About

Confluence is an environmental humanities project that bridges activism and academic methods of knowledge in order to explore the importance of rivers throughout North America.  This platform provides an opportunity for people to learn about and share the history of rivers while considering how to put this knowledge to work through digital storytelling, education outreach, and politics. If you would like to explore potential collaborations between river history and environmental activism please contact site creator Scot McFarlane or connect on LinkedIn.

Mission Statement

Rivers have always been the lifeblood of the continent, yet their human histories have remained largely hidden from public view. Our goal is to create a publicly accessible digital platform for mapping and narrating lived history along North American rivers. Although rivers have played a surprisingly vital role in the history of the continent–rivers have been sites of wars, slavery, boundaries, commerce, transportation, food, and water–there are scant resources for understanding how rivers have shaped the daily life of ordinary river people over time. Telling powerful stories highlighting human dramas played out on the banks of rivers seems essential if we are to understand the historical drivers and consequences of inequality, environmental degradation, and climate change on a local level in human terms. Overlaying maps with archival documents, interviews, images, and timelines, we intend to portray each river as a messy interactive narrative in itself, allowing anyone to get to know a river in terms of the communities that lived and died on its banks.  

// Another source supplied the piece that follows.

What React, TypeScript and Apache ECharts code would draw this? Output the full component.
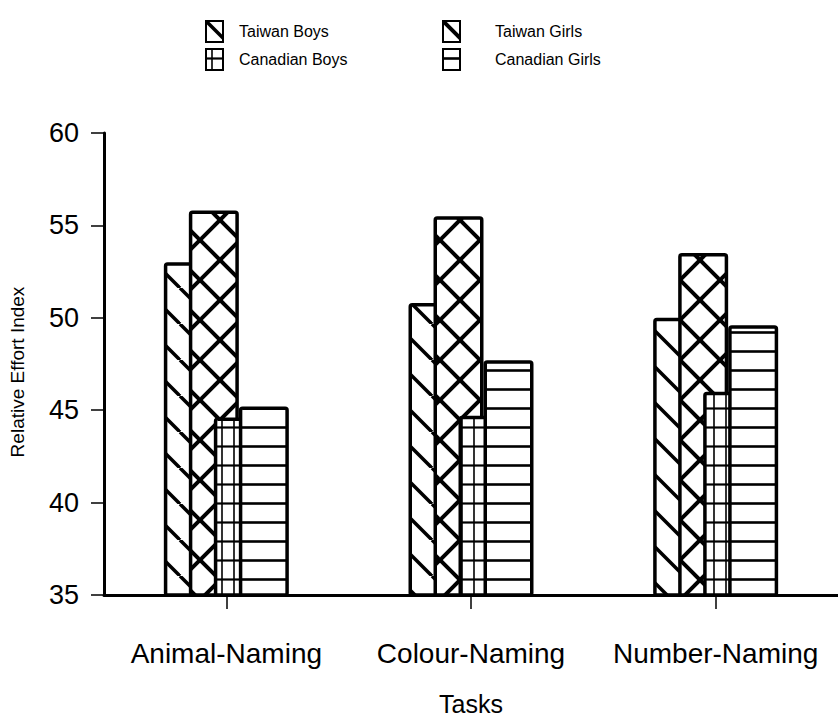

The term “confluence,” literally meaning the convergence of two or more rivers into a single river, serves as the unifying metaphor for the project’s mission: 1) to merge the history of a river and its residents into a singular narrative of place, showing the diverse perspectives and experiences of different communities in that place; 2) to link rivers across the continent, creating a network of river histories for connection and comparison and mobilizing local knowledge towards national and continental dialogue over livable futures, equity, and sustainability; and 3) to unite diverse and interdisciplinary scholars and students, conservationists, decision-makers, and the interested public over watersheds near and far. Ultimately, we hope this resource can serve as a model for other scholars and other classrooms to hook into, each river scholar serving as that region’s “expert” and in so doing build a network of the social life of rivers across the continent. 

Maps

A range of methods was used to create maps that highlight the central role of rivers in North America and show how rivers have changed over time.  By overlaying older and more recent maps, we can see how both the river channel and the communities along them have moved and expanded or contracted.  Grasshopper Geography’s featured, colorful maps use the US Geological Survey’s methods for the color changes representing basin delineation.